There are other elements, of course. President-elect Biden welcomed normalisation deals between Israel and several Arab countries and his administration can be expected to pursue more. But in doing so, it should ensure such deals contribute to, rather than detract from, the well-being of Palestinians and resolution of the conflict, and more broadly advance regional de-escalation and peace. Too, a Biden administration should embrace a multilateral approach to the conflict, coordinating with Europe and actively reintegrating Jordan into its efforts. 

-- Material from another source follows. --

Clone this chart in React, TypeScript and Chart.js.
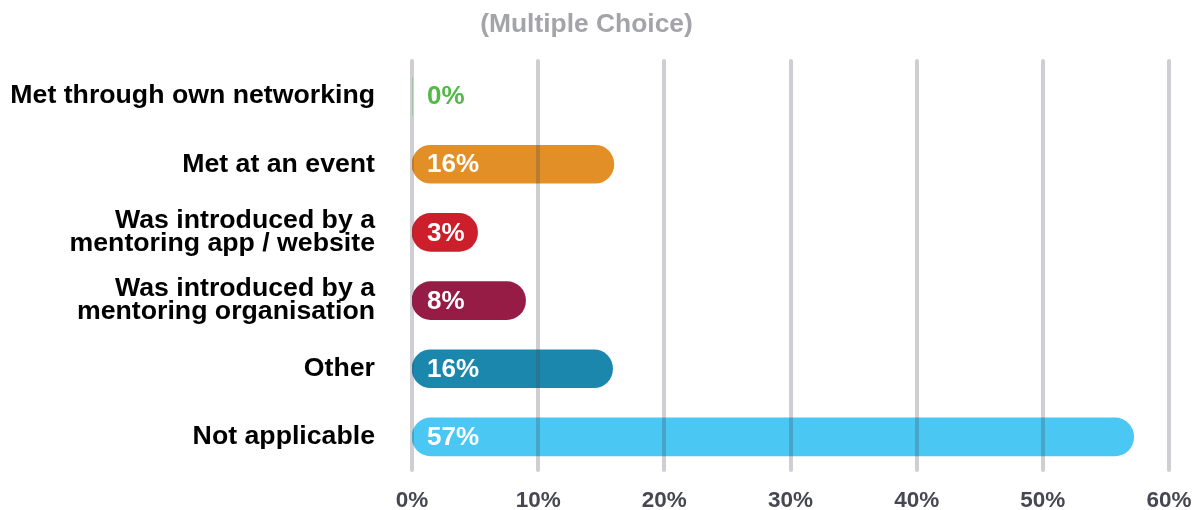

The broader point is this: the Biden administration could be tempted to limit its engagement on Israel-Palestine to mitigating the Trump administration’s damage and restarting negotiations. That would be understandable but ineffective. The likely outcome of such an approach would be consolidated Israeli control over Palestinian territories, further Palestinian fragmentation, and rising frustration and despair. To steer the parties back to a place where a forceful diplomatic push might be productive, the Biden administration would be better advised to pursue a policy that is faithful to its stated commitment to international norms, respect for human rights, multilateralism and diplomacy.

The views represented in this report do not necessarily reflect the views of the members of the USMEP’s International Board and Senior Advisors.